On Behalf of | Nov 13, 2023 | Business Law

If your business is facing tough financial times due to mounting debt and a lack of cash flow, you may wonder what you can do to pull your enterprise back from the brink. Companies in financial turmoil might turn to reorganization through the Chapter 11 bankruptcy process.

You probably have learned that bankruptcy involves liquidation. This is true for Chapter 7 bankruptcy. However, business owners can attempt Chapter 11 first, allowing them to restructure their companies to become more profitable, continue operations and pay off outstanding amounts.

A look at Chapter 11 bankruptcy

The first step in the Chapter 11 process occurs when the business files a petition with the bankruptcy court. This document outlines the assets, liabilities, income and expenses of the company.

While in Chapter 11 bankruptcy, creditors cannot make collection calls or pursue legal action to collect on debts. This provides the business breathing room to get back on its feet financially. During this time, the business works with creditors to develop a reorganization plan that allows the company to pay back some or all of its debts over time. Creditors must approve the plan for it to go into effect.

A look at reorganization

The business develops a reorganization plan showing how it will repay creditors. The plan groups creditors by debt type. If the majority of creditors in each group approve, the court confirms the plan.

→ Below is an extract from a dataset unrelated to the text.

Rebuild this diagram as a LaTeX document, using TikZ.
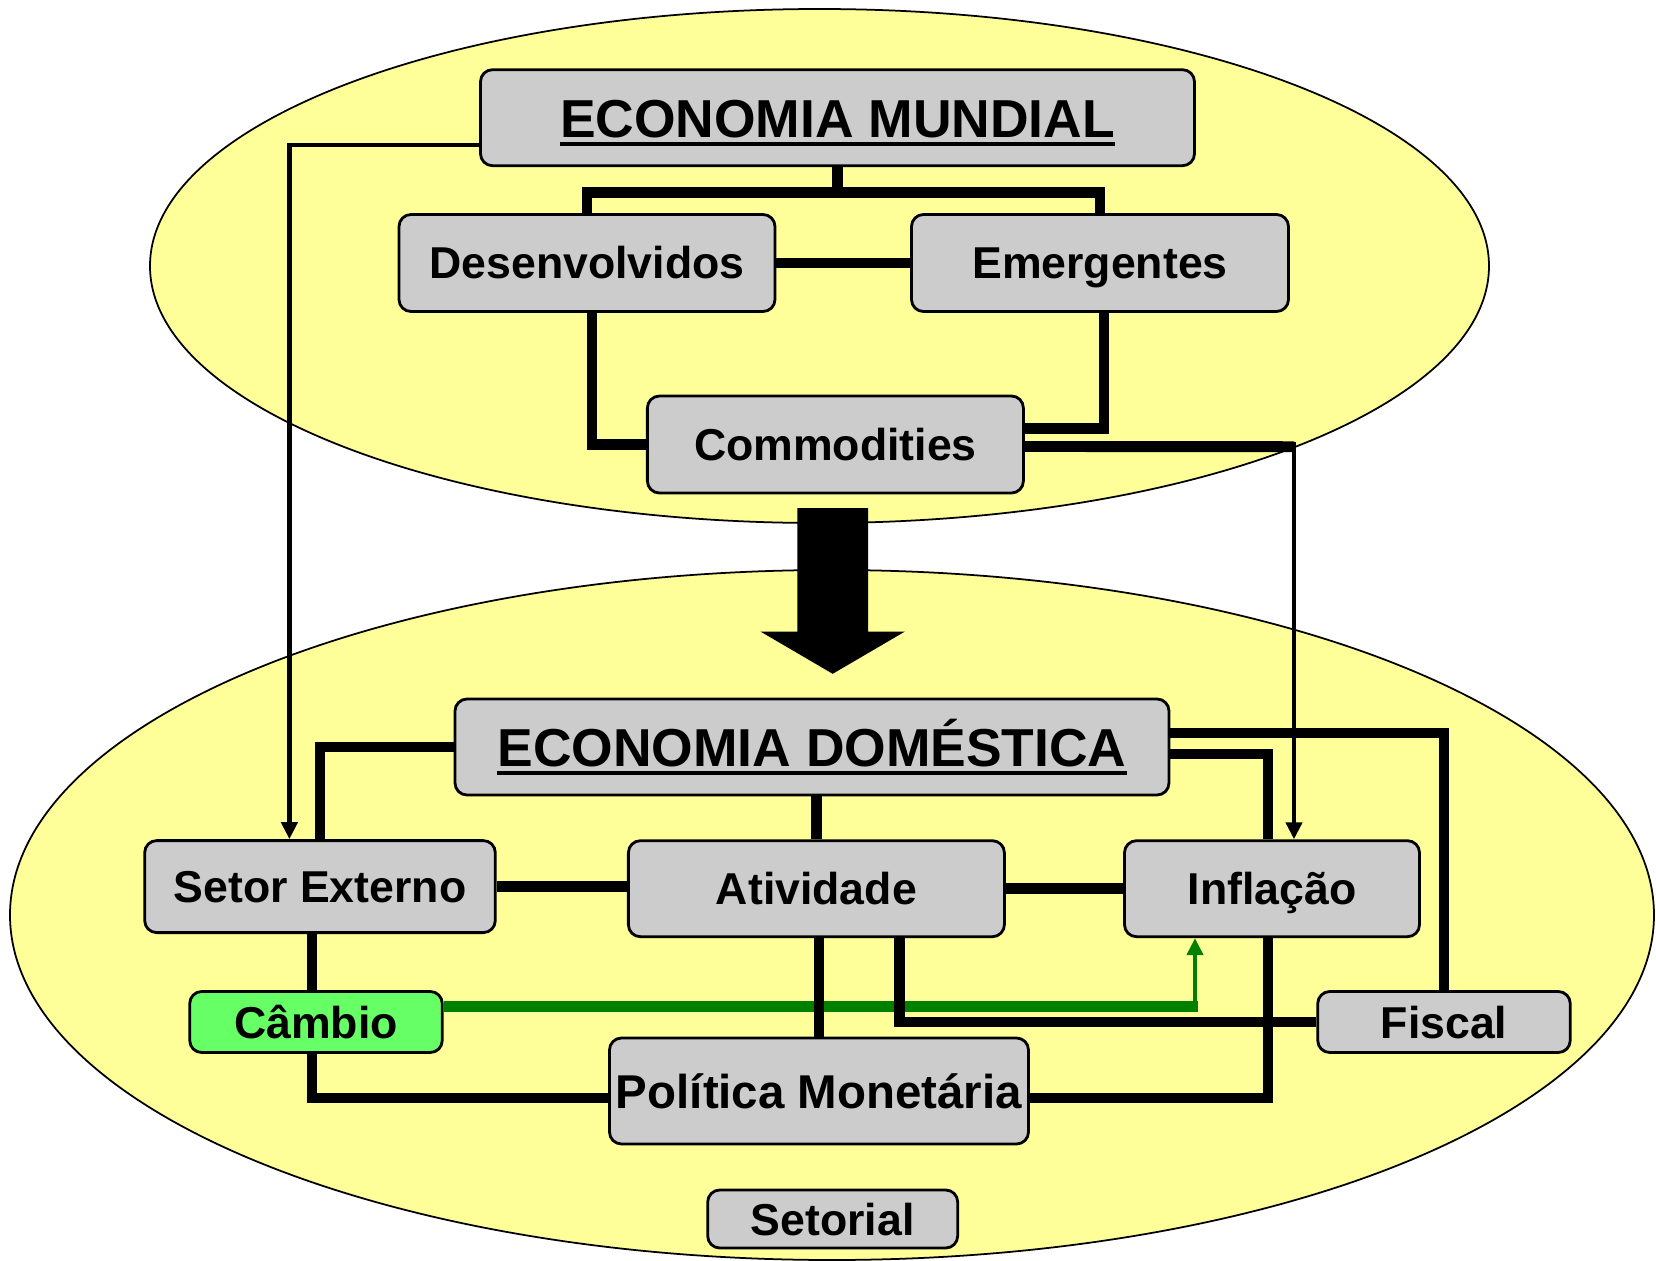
\documentclass[tikz,border=0pt]{standalone}
\usepackage{fontspec}
\setmainfont{Liberation Sans}
\usepackage{tikz}
\usetikzlibrary{arrows.meta}

\definecolor{boxgray}{HTML}{CCCCCC}
\definecolor{ellyellow}{HTML}{FFFF99}
\definecolor{cambiogreen}{HTML}{66FF66}
\definecolor{arrowgreen}{HTML}{008000}

\newcommand{\ulined}[1]{\vtop{\hbox{#1}\kern1.2pt\hrule height 1.1pt}}

\tikzset{
	box/.style={rectangle, rounded corners=0.12cm, draw, line width=0.8pt, fill=boxgray, inner sep=0pt,
		text height=9.1pt, text depth=0pt, font=\bfseries\fontsize{12.7}{14}\selectfont},
	titlebox/.style={box, text height=11.2pt, font=\bfseries\fontsize{15.2}{17}\selectfont},
	link/.style={line width=3.1pt},
	thinarrow/.style={line width=1.2pt, -{Triangle[length=0.17cm,width=0.16cm]}},
	greenlink/.style={link, draw=arrowgreen},
	greenarrow/.style={thinarrow, color=arrowgreen}
}

\begin{document}
\begin{tikzpicture}
		
		\useasboundingbox (0,0) rectangle (16.56,-12.61);
		
		% Ellipses
		
		\draw[fill=ellyellow, line width=0.5pt] (8.195,-2.66) ellipse (6.695cm and 2.57cm);
		
		\draw[fill=ellyellow, line width=0.5pt] (8.32,-9.15) ellipse (8.22cm and 3.45cm);
		
		% Big arrow
		
		\fill (7.973,-5.08) -- (8.681,-5.08) -- (8.681,-6.315) -- (9.05,-6.315) -- (8.327,-6.738)
		-- (7.604,-6.315) -- (7.973,-6.315) -- cycle;
		
		% Economia mundial
		
		\node[titlebox, minimum width=7.14cm, minimum height=0.96cm]
		(mundial) at (8.375,-1.177) {\ulined{ECONOMIA MUNDIAL}};
		
		\node[box, minimum width=3.76cm, minimum height=0.97cm]
		(desenv) at (5.87,-2.63) {Desenvolvidos};
		
		\node[box, minimum width=3.77cm, minimum height=0.97cm]
		(emerg) at (11.0,-2.63) {Emergentes};
		
		\node[box, minimum width=3.76cm, minimum height=0.97cm]
		(commod) at (8.354,-4.445) {Commodities};
		
		% Economia domestica
		
		\node[titlebox, minimum width=7.14cm, minimum height=0.96cm]
		(domestica) at (8.12,-7.47) {\ulined{ECONOMIA DOMÉSTICA}};
		
		\node[box, minimum width=3.506cm, minimum height=0.92cm]
		(setor) at (3.20,-8.866) {Setor Externo};
		
		\node[box, minimum width=3.76cm, minimum height=0.96cm]
		(ativ) at (8.164,-8.887) {Atividade};
		
		\node[box, minimum width=2.95cm, minimum height=0.96cm]
		(infl) at (12.72,-8.887) {Inflação};
		
		\node[box, fill=cambiogreen, minimum width=2.525cm, minimum height=0.61cm]
		(cambio) at (3.16,-10.22) {Câmbio};
		
		\node[box, minimum width=2.525cm, minimum height=0.61cm]
		(fiscal) at (14.44,-10.22) {Fiscal};
		
		\node[box, text height=9.7pt, font=\bfseries\fontsize{13.5}{15}\selectfont, minimum width=4.19cm, minimum height=1.06cm]
		(politica) at (8.19,-10.91) {Política Monetária};
		
		\node[box, minimum width=2.50cm, minimum height=0.58cm]
		(setorial) at (8.327,-12.19) {Setorial};
		
		\coordinate (mbend) at (2.894,-1.447);
		\coordinate (cbend) at (12.94,-4.467);
		\coordinate (gbend) at (11.95,-10.065);
		
		% Green link
		
		\draw[greenlink] ([yshift=0.155cm]cambio.east) -- ([xshift=0.03cm]gbend);
		
		\draw[greenarrow] ([yshift=0.05cm]gbend) -- (gbend |- infl.south);
		
		% Links
		
		\draw[link] (mundial.south) -- ++(0,-0.25) -| (desenv.north);
		
		\draw[link] (mundial.south) -- ++(0,-0.25) -| (emerg.north);
		
		\draw[link] (desenv.east) -- (emerg.west);
		
		\draw[link] ([xshift=0.05cm]desenv.south) |- (commod.west);
		
		\draw[link] ([xshift=0.04cm]emerg.south) |- ([yshift=0.16cm]commod.east);
		
		\draw[link] ([yshift=-0.02cm]commod.east) -- (cbend);
		
		\draw[link] (domestica.west) -| (setor.north);
		
		\draw[link] (ativ.north |- domestica.south) -- (ativ.north);
		
		\draw[link] ([yshift=0.14cm]domestica.east) -| (fiscal.north);
		
		\draw[link] ([yshift=-0.07cm]domestica.east) -| ([xshift=-0.04cm]infl.north);
		
		\draw[link] ([xshift=-0.04cm]infl.south) |- ([yshift=-0.07cm]politica.east);
		
		\draw[link] (setor.east) -- (setor.east -| ativ.west);
		
		\draw[link] (ativ.east) -- (infl.west);
		
		\draw[link] ([xshift=-0.04cm]cambio.north |- setor.south) -- ([xshift=-0.04cm]cambio.north);
		
		\draw[link] ([xshift=-0.04cm]cambio.south) |- ([yshift=-0.07cm]politica.west);
		
		\draw[link] (politica.north |- ativ.south) -- (politica.north);
		
		\draw[link] ([xshift=0.83cm]ativ.south) |- (fiscal.west);
		
		% Thin arrows
		
		\draw[thinarrow] ([yshift=-0.27cm]mundial.west) -| (mbend |- setor.north);
		
		\draw[thinarrow] ([yshift=0.05cm]cbend) -- (cbend |- infl.north);
		
	\end{tikzpicture}
\end{document}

From there, the business works to execute that plan. It must make payments to creditors according to the terms laid out in the plan. As long as the company sticks to the plan, it eventually emerges from Chapter 11 bankruptcy, with the judge discharging the remaining debt.

Possible outcomes

According to the U.S. Courts website, 4,918 Chapter 11 filings took place in 2022. However, not all of these bankruptcies proved successful. Some companies fail to complete reorganization. In such cases, a bankruptcy judge generally converts the case to Chapter 7 to liquidate the business.

However, if business reorganization proves successful, a company can avoid closing down and return to financial solvency and normal operations. Even if some debts remain, a business can negotiate better repayment terms so the amounts are not as burdensome.